Beam Me Out: Ball State Students Working on Life-Saving Technology

First responders — and more importantly, car accident victims — may soon be benefiting dramatically from a device designed by Ball State students that will help cut down on the time it takes for emergency crews to remove drivers from impacted vehicles. Check out this enlightening article from Emergency Management:

Two students at Ball State University in Muncie, Ind., are working on commercializing a battery-operated laser cutter that could help first responders shave minutes off the time it takes to free someone trapped in a crashed vehicle. The students, Adam Odgaard and John Benjamin, say the device is quieter and generates fewer sparks than hydraulic cutters currently used by rescue workers.

The tool, dubbed the Beam of Life Device (BOLD), can cut 300 feet of half-inch-thick steel in six minutes on a single battery charge. Odgaard said he and Benjamin found that an average extrication takes nine to 15 minutes. Odgaard said the BOLD could be at least three minutes faster than that. A proposed backpack design could help rescuers get into tighter spaces than hydraulic tools.

The current prototype, a desktop model, was developed by Tim Bradley, an engineer at the Naval Surface Warfare Center in Crane, Ind. The next step is for Odgaard and Benjamin to secure funding to develop a smaller prototype in which the power supply fits in a 50-pound backpack connected to a wand that a firefighter could operate single handedly. The target weight for the device is comparable to the weight of similar tools on the market, such as the Hurst Jaws of Life line of tools, to which the BOLD is being positioned as an alternative. 
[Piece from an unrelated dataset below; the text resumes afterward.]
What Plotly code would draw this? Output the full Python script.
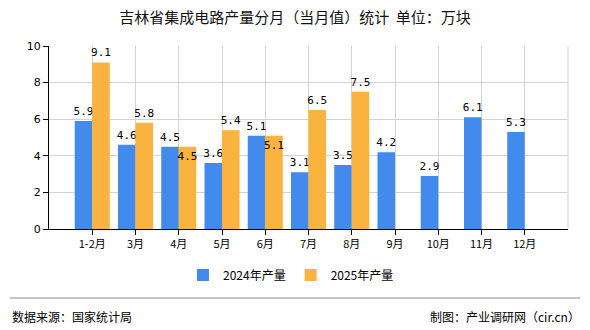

“You have to be able to get the shears in there, and then when the shears are going it will work against you and tire out most of the rescue responders trying to cut through steel,” Benjamin said. With the BOLD, “you don’t have to create an entry for your cutters to be placed inside the vehicle.”

The BOLD also does away with carbon dioxide emissions so rescue workers won’t have exhaust from the device blowing back at them. 

Odgaard and Benjamin, who both study entrepreneurship, expect development of a smaller prototype to take about six months. That will be followed by a year of testing and evaluation with fire departments. The BOLD could be available for purchase by the end of 2012.